◆ **Problem requirements**
With all pictures omitted, return verbatim the lines from the beginning of the records below through the line containing "base Cassini de".

◆ **Data**
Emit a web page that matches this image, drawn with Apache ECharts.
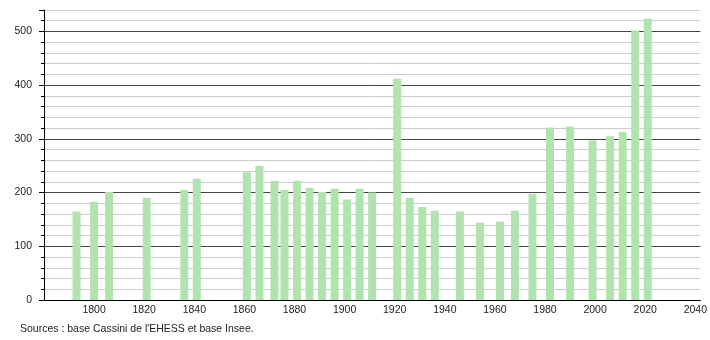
<!DOCTYPE html>
<html><head><meta charset="utf-8">
<script src="https://cdn.jsdelivr.net/npm/echarts@6/dist/echarts.min.js"></script>
<style>html,body{margin:0;padding:0;background:#fff}#c{width:710px;height:340px}</style>
</head><body><div id="c"></div>
<script>
const years = [1793,1800,1806,1821,1836,1841,1861,1866,1872,1876,1881,1886,1891,1896,1901,1906,1911,1921,1926,1931,1936,1946,1954,1962,1968,1975,1982,1990,1999,2006,2011,2016,2021];
const population = [165,183,201,190,205,226,238,250,222,205,222,209,201,207,187,207,200,412,190,173,166,165,144,146,166,198,321,323,297,305,313,502,524];
const xTickLabels = [1800,1820,1840,1860,1880,1900,1920,1940,1960,1980,2000,2020,2040];
const yTickLabels = [0,100,200,300,400,500];
const sourceText = "Sources : base Cassini de l'EHESS et base Insee.";

const chart = echarts.init(document.getElementById('c'), null, {renderer:'canvas'});
const font = 'Liberation Sans, Arial, sans-serif';
chart.setOption({
  animation:false,
  backgroundColor:'#fff',
  grid:{left:44,right:9,top:10,bottom:40},
  xAxis:{
    type:'value', min:1780, max:2042, interval:20,
    axisLine:{show:true,onZero:false,lineStyle:{color:'#000',width:1}},
    axisTick:{show:false},
    splitLine:{show:false},
    axisLabel:{
      customValues:xTickLabels,
      color:'#222', fontFamily:font, fontSize:10.5, margin:5,
      formatter:v=>String(v)
    }
  },
  yAxis:{
    type:'value', min:0, max:540, interval:100,
    axisLine:{show:true,lineStyle:{color:'#000',width:1}},
    axisTick:{show:true,length:5,lineStyle:{color:'#000'}},
    minorTick:{show:true,splitNumber:5,length:3,lineStyle:{color:'#000'}},
    splitLine:{show:true,lineStyle:{color:['#444','#444','#444','#444','#444','#444','#ccc'],width:1}},
    minorSplitLine:{show:true,lineStyle:{color:'#ccc',width:1}},
    axisLabel:{
      color:'#222', fontFamily:font, fontSize:10.5, margin:12,
      formatter:v=> (yTickLabels.indexOf(v)>=0 ? String(v) : '')
    }
  },
  series:[{
    type:'bar',
    data: years.map((y,i)=>[y,population[i]]),
    barWidth:8,
    itemStyle:{color:'#b0e3ae'}
  }],
  graphic:[{
    type:'text', left:20, top:324,
    style:{text:sourceText, fill:'#222', font:'10.5px '+font}
  }]
});
</script>
</body></html>
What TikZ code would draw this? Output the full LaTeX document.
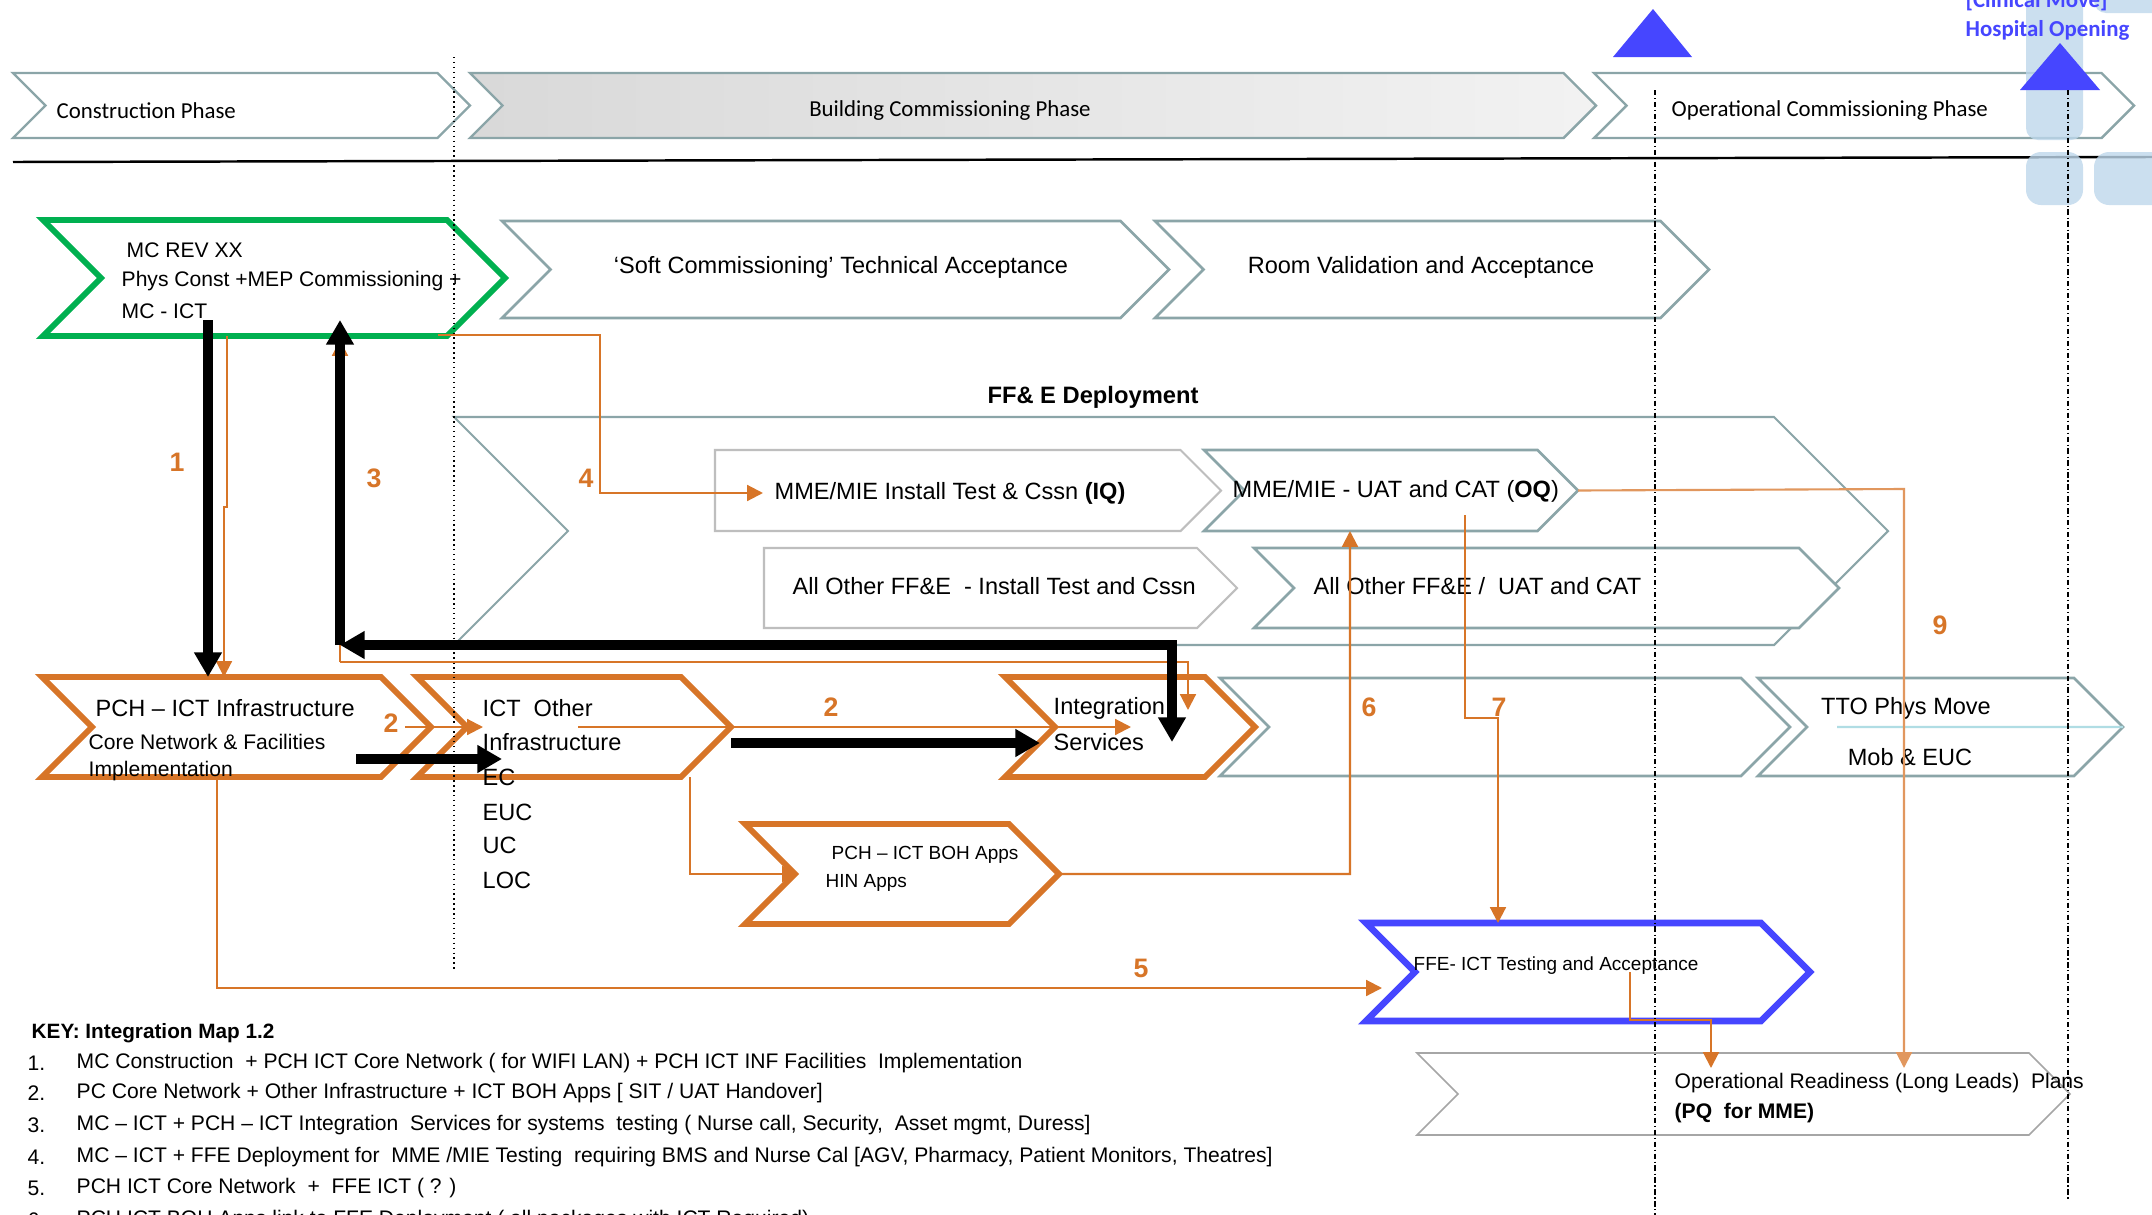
\documentclass[tikz,border=0pt]{standalone}
\usepackage{fontspec}
\setmainfont{Liberation Sans}
\newfontfamily\calibri{Carlito}
\usetikzlibrary{arrows.meta,calc,fit}

\definecolor{tealgray}{RGB}{139,165,168}
\definecolor{plategray}{RGB}{190,190,190}
\definecolor{ictorange}{RGB}{215,117,40}
\definecolor{mcgreen}{RGB}{0,176,80}
\definecolor{ffeblue}{RGB}{70,70,255}
\definecolor{logoblue}{RGB}{190,216,236}
\definecolor{ttoline}{RGB}{176,221,228}

\tikzset{
  phasebox/.style={draw=tealgray, line width=0.7pt, fill=white},
  shadedphase/.style={draw=tealgray, line width=0.7pt, left color=black!15, right color=black!5},
  stagebox/.style={draw=tealgray, line width=0.75pt, fill=white},
  platebox/.style={draw=plategray, line width=0.6pt, fill=white},
  ictbox/.style={draw=ictorange, line width=1.7pt, fill=white},
  mcbox/.style={draw=mcgreen, line width=1.7pt, fill=white},
  testbox/.style={draw=ffeblue, line width=1.9pt, fill=white},
  readybox/.style={draw=black!35, line width=0.45pt, fill=white},
  logoblock/.style={fill=logoblue, fill opacity=0.8},
  boxtext/.style={inner sep=0pt, anchor=west, font=\fontsize{6.7}{8}\selectfont},
  smalltext/.style={inner sep=0pt, anchor=west, font=\fontsize{6}{7}\selectfont},
  tinytext/.style={inner sep=0pt, anchor=west, font=\fontsize{5.4}{6.5}\selectfont},
  phasetext/.style={inner sep=0pt, font=\calibri\fontsize{6.5}{8}\selectfont},
  milestone/.style={inner sep=0pt, anchor=west, text=ffeblue, font=\calibri\bfseries\fontsize{6.5}{8}\selectfont},
  linknum/.style={inner sep=0pt, text=ictorange, font=\bfseries\fontsize{7.6}{9}\selectfont},
  keytext/.style={inner sep=0pt, anchor=west, font=\fontsize{6}{7}\selectfont},
  blkarrow/.style={line width=2.8pt, -{Triangle[length=7pt,width=7.5pt]}},
  blkboth/.style={line width=2.8pt, {Triangle[length=7pt,width=7.5pt]}-{Triangle[length=7pt,width=7.5pt]}},
  orarrow/.style={draw=ictorange, line width=0.6pt, -{Triangle[length=4.5pt,width=4.5pt]}},
  gridline/.style={line width=0.35pt, dash pattern=on 1.5pt off 0.8pt on 0.3pt off 0.8pt}
}

\begin{document}
\begin{tikzpicture}
% Chevron and plate outlines, each named by a fitted node
\def\chevron#1#2#3#4#5#6{%
  \coordinate (#1-nw) at (#3,#4);
  \coordinate (#1-se) at (#5,#6);
  \node[fit=(#1-nw)(#1-se), inner sep=0pt, outer sep=0pt] (#1) {};
  \draw[#2] let \p1=(#1-nw), \p2=(#1-se), \n1={0.5*(\y1-\y2)} in
    (\x1,\y1) -- (\x2-\n1,\y1) -- (\x2,\y1-\n1) -- (\x2-\n1,\y2) -- (\x1,\y2) -- (\x1+\n1,\y1-\n1) -- cycle;
}
\def\plate#1#2#3#4#5#6{%
  \coordinate (#1-nw) at (#3,#4);
  \coordinate (#1-se) at (#5,#6);
  \node[fit=(#1-nw)(#1-se), inner sep=0pt, outer sep=0pt] (#1) {};
  \draw[#2] let \p1=(#1-nw), \p2=(#1-se), \n1={0.5*(\y1-\y2)} in
    (\x1,\y1) -- (\x2-\n1,\y1) -- (\x2,\y1-\n1) -- (\x2-\n1,\y2) -- (\x1,\y2) -- cycle;
}

\useasboundingbox (0,0) rectangle (21.52,-12.15);
\fill[white] (0,0) rectangle (21.52,-12.15);

% Phases
\chevron{construction}{phasebox}{0.13}{-0.73}{4.70}{-1.38}
\chevron{building}{shadedphase}{4.70}{-0.73}{15.96}{-1.38}
\chevron{operational}{phasebox}{15.94}{-0.73}{21.34}{-1.38}
\node[phasetext, anchor=west] (constructiontxt) at (0.56,-1.11) {Construction Phase};
\node[phasetext] (buildingtxt) at (9.50,-1.11) {Building Commissioning Phase};
\node[phasetext, anchor=west] (operationaltxt) at (16.71,-1.11) {Operational Commissioning Phase};
\draw[line width=0.7pt] (0.13,-1.62) -- (21.52,-1.57);

% Logo blocks over the last phase
\fill[logoblock, rounded corners=0.12cm] (20.26,0.3) rectangle (20.83,-1.40);
\fill[logoblock, rounded corners=0.15cm] (20.26,-1.52) rectangle (20.83,-2.05);
\fill[logoblock, rounded corners=0.15cm] (20.94,-1.52) rectangle (21.80,-2.05);
\fill[logoblock, rounded corners=0.12cm] (20.94,0.3) rectangle (21.80,-0.13);

% Milestones
\fill[ffeblue] (16.13,-0.57) -- (16.92,-0.57) -- (16.53,-0.09) -- cycle;
\fill[ffeblue] (20.20,-0.90) -- (21.00,-0.90) -- (20.60,-0.43) -- cycle;
\node[milestone] (clinical) at (19.65,-0.01) {[Clinical Move]};
\node[milestone] (opening) at (19.65,-0.30) {Hospital Opening};

% Commissioning stages
\chevron{mcrev}{mcbox}{0.43}{-2.20}{5.05}{-3.36}
\chevron{softcomm}{stagebox}{5.02}{-2.21}{11.69}{-3.18}
\chevron{roomval}{stagebox}{11.55}{-2.21}{17.09}{-3.18}
\node[smalltext] (mcrevtxt) at (1.26,-2.50) {MC REV XX};
\node[smalltext] (physconst) at (1.21,-2.81) {Phys Const +MEP Commissioning +};
\node[smalltext] (mcict) at (1.21,-3.11) {MC - ICT};
\node[boxtext, anchor=center] (softtxt) at (8.41,-2.67) {`Soft Commissioning' Technical Acceptance};
\node[boxtext, anchor=center] (roomtxt) at (14.21,-2.67) {Room Validation and Acceptance};

% FF&E deployment
\node[boxtext, anchor=center, font=\bfseries\fontsize{6.75}{8}\selectfont] (ffetitle) at (10.93,-3.97) {FF\& E Deployment};
\chevron{ffe}{stagebox, line width=0.6pt}{4.54}{-4.17}{18.88}{-6.45}
\plate{iq}{platebox}{7.15}{-4.50}{12.21}{-5.31}
\chevron{oq}{stagebox}{12.04}{-4.50}{15.78}{-5.31}
\plate{otherinst}{platebox}{7.64}{-5.48}{12.37}{-6.28}
\chevron{otheruat}{stagebox}{12.54}{-5.48}{18.39}{-6.28}
\node[boxtext] (iqtxt) at (7.74,-4.93) {MME/MIE Install Test \& Cssn \textbf{(IQ)}};
\node[boxtext] (oqtxt) at (12.32,-4.91) {MME/MIE - UAT and CAT (\textbf{OQ})};
\node[boxtext] (otherinsttxt) at (7.92,-5.86) {All Other FF\&E\ \ - Install Test and Cssn};
\node[boxtext] (otheruattxt) at (13.13,-5.86) {All Other FF\&E /\ \ UAT and CAT};

% ICT row
\chevron{grayrow}{stagebox}{12.20}{-6.78}{17.90}{-7.76}
\chevron{tto}{stagebox}{17.58}{-6.78}{21.23}{-7.76}
\chevron{infra}{ictbox}{0.42}{-6.77}{4.31}{-7.77}
\chevron{ictother}{ictbox}{4.17}{-6.77}{7.31}{-7.77}
\chevron{integ}{ictbox}{10.05}{-6.77}{12.55}{-7.77}
\chevron{boh}{ictbox}{7.45}{-8.24}{10.59}{-9.24}
\chevron{ffeict}{testbox}{13.66}{-9.23}{18.10}{-10.21}
\chevron{opready}{readybox}{14.17}{-10.53}{20.70}{-11.35}
\draw[ttoline, line width=0.7pt] (18.37,-7.27) -- (tto.east);

\node[boxtext] (infratxt) at (0.95,-7.08) {PCH -- ICT Infrastructure};
\node[smalltext] (coretxt) at (0.88,-7.42) {Core Network \& Facilities};
\node[smalltext] (impltxt) at (0.88,-7.71) {Implementation};
\node[boxtext] (ictothertxt) at (4.82,-7.08) {ICT\ \ Other};
\node[boxtext] (infrastxt) at (4.82,-7.42) {Infrastructure};
\node[boxtext] (ectxt) at (4.82,-7.77) {EC};
\node[boxtext] (euctxt) at (4.82,-8.12) {EUC};
\node[boxtext] (uctxt) at (4.82,-8.45) {UC};
\node[boxtext] (loctxt) at (4.82,-8.80) {LOC};
\node[boxtext] (integtxt) at (10.53,-7.08) {Integration};
\node[boxtext] (servicestxt) at (10.53,-7.42) {Services};
\node[boxtext, anchor=center] (ttotxt) at (19.06,-7.08) {TTO Phys Move};
\node[boxtext, anchor=center] (mobtxt) at (19.10,-7.57) {Mob \& EUC};
\node[tinytext] (bohtxt) at (8.31,-8.55) {PCH -- ICT BOH Apps};
\node[tinytext] (hintxt) at (8.25,-8.83) {HIN Apps};
\node[tinytext] (ffeicttxt) at (14.13,-9.66) {FFE- ICT Testing and Acceptance};
\node[smalltext] (readytxt) at (16.74,-10.83) {Operational Readiness (Long Leads)\ \ Plans};
\node[smalltext] (pqtxt) at (16.74,-11.13) {\textbf{(PQ\ \ for MME)}};

% Timeline markers
\draw[densely dotted, line width=0.4pt] (4.54,-0.57) -- (4.54,-9.70);
\draw[gridline] (16.55,-0.90) -- (16.55,-12.15);
\draw[gridline] (20.68,-0.90) -- (20.68,-12.00);

% Orange links
\coordinate (o1a) at (2.27,-3.36);
\coordinate (o1b) at (2.24,-5.07);
\draw[orarrow] (o1a) |- (o1b) -- (o1b |- infra.north);
\coordinate (o3a) at (3.40,-6.62);
\coordinate (o3b) at (11.88,-6.62);
\draw[orarrow] (o3a) -- ([yshift=-0.4mm]o3a |- mcrev.south);
\draw[orarrow] (o3a) -- (o3b) -- ([yshift=-3.3mm]o3b |- integ.north);
\coordinate (o4a) at (4.38,-3.35);
\coordinate (o4b) at (6.00,-4.93);
\draw[orarrow] (o4a) -| (o4b) -- ([xshift=4.8mm]o4b -| iq.west);
\draw[orarrow] ([xshift=-2.6mm]infra.east) -- ([xshift=6.6mm]ictother.west);
\draw[orarrow] ([xshift=16.1mm]ictother.west) -- ([xshift=12.6mm]integ.west);
\coordinate (o5) at (2.17,-9.88);
\draw[orarrow] (o5 |- infra.south) -- (o5) -- ([xshift=1.6mm]o5 -| ffeict.west);
\coordinate (obh) at (6.90,-8.74);
\draw[orarrow] (obh |- ictother.south) -- (obh) -- ([xshift=5.3mm]obh -| boh.west);
\coordinate (o6) at (13.50,-8.74);
\draw[orarrow] (boh.east) -- (o6) -- (o6 |- oq.south);
\coordinate (o7a) at (14.65,-5.15);
\coordinate (o7b) at (14.98,-7.18);
\draw[orarrow] (o7a) |- (o7b) -- (o7b |- ffeict.north);
\coordinate (o8a) at (16.30,-9.72);
\coordinate (o8b) at (17.11,-10.20);
\draw[orarrow] (o8a) |- (o8b) -- ([yshift=-1.5mm]o8b |- opready.north);
\coordinate (o9) at (19.04,-4.89);
\draw[orarrow, draw=ictorange!75] (oq.east) -- (o9) -- ([yshift=-1.5mm]o9 |- opready.north);

% Black links
\coordinate (b1top) at (2.08,-3.20);
\draw[blkarrow] (b1top) -- (b1top |- infra.north);
\coordinate (b3corner) at (3.40,-6.45);
\coordinate (b3turn) at (11.72,-6.45);
\coordinate (b3end) at (11.72,-7.42);
\draw[blkarrow] (b3corner) -- ([yshift=1.6mm]b3corner |- mcrev.south);
\draw[blkboth] (b3corner) -- (b3turn) -- (b3end);
\coordinate (b2a) at (3.56,-7.59);
\coordinate (b2aend) at (5.02,-7.59);
\draw[blkarrow] (b2a) -- (b2aend);
\coordinate (b2bend) at (10.40,-7.43);
\draw[blkarrow] ([yshift=-1.6mm]ictother.east) -- (b2bend);

% Link numbers
\node[linknum] (n1) at (1.77,-4.62) {1};
\node[linknum] (n3) at (3.74,-4.78) {3};
\node[linknum] (n4) at (5.86,-4.78) {4};
\node[linknum] (n2a) at (3.91,-7.23) {2};
\node[linknum] (n2b) at (8.31,-7.07) {2};
\node[linknum] (n6) at (13.69,-7.07) {6};
\node[linknum] (n7) at (14.99,-7.07) {7};
\node[linknum] (n5) at (11.41,-9.68) {5};
\node[linknum] (n9) at (19.40,-6.25) {9};

% Key
\node[keytext, font=\bfseries\fontsize{5.9}{7}\selectfont] (key) at (0.31,-10.33) {KEY: Integration Map 1.2};
\node[keytext] (k1n) at (0.27,-10.63) {1.};
\node[keytext] (k1) at (0.76,-10.63) {MC Construction\ \ + PCH ICT Core Network ( for WIFI LAN) + PCH ICT INF Facilities\ \ Implementation};
\node[keytext] (k2n) at (0.27,-10.93) {2.};
\node[keytext] (k2) at (0.76,-10.93) {PC Core Network + Other Infrastructure + ICT BOH Apps [ SIT / UAT Handover]};
\node[keytext] (k3n) at (0.27,-11.25) {3.};
\node[keytext] (k3) at (0.76,-11.25) {MC -- ICT + PCH -- ICT Integration\ \ Services for systems\ \ testing ( Nurse call, Security,\ \ Asset mgmt, Duress]};
\node[keytext] (k4n) at (0.27,-11.57) {4.};
\node[keytext] (k4) at (0.76,-11.57) {MC -- ICT + FFE Deployment for\ \ MME /MIE Testing\ \ requiring BMS and Nurse Cal [AGV, Pharmacy, Patient Monitors, Theatres]};
\node[keytext] (k5n) at (0.27,-11.88) {5.};
\node[keytext] (k5) at (0.76,-11.88) {PCH ICT Core Network\ \ +\ \ FFE ICT ( ? )};
\node[keytext] (k6n) at (0.27,-12.20) {6.};
\node[keytext] (k6) at (0.76,-12.20) {PCH ICT BOH Apps link to FFE Deployment ( all packages with ICT Required)};
\end{tikzpicture}
\end{document}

◆ **Correct answer**
Emit a web page that matches this image, drawn with Apache ECharts.
<!DOCTYPE html>
<html><head><meta charset="utf-8">
<script src="https://cdn.jsdelivr.net/npm/echarts@6/dist/echarts.min.js"></script>
<style>html,body{margin:0;padding:0;background:#fff}#c{width:710px;height:340px}</style>
</head><body><div id="c"></div>
<script>
const years = [1793,1800,1806,1821,1836,1841,1861,1866,1872,1876,1881,1886,1891,1896,1901,1906,1911,1921,1926,1931,1936,1946,1954,1962,1968,1975,1982,1990,1999,2006,2011,2016,2021];
const population = [165,183,201,190,205,226,238,250,222,205,222,209,201,207,187,207,200,412,190,173,166,165,144,146,166,198,321,323,297,305,313,502,524];
const xTickLabels = [1800,1820,1840,1860,1880,1900,1920,1940,1960,1980,2000,2020,2040];
const yTickLabels = [0,100,200,300,400,500];
const sourceText = "Sources : base Cassini de l'EHESS et base Insee.";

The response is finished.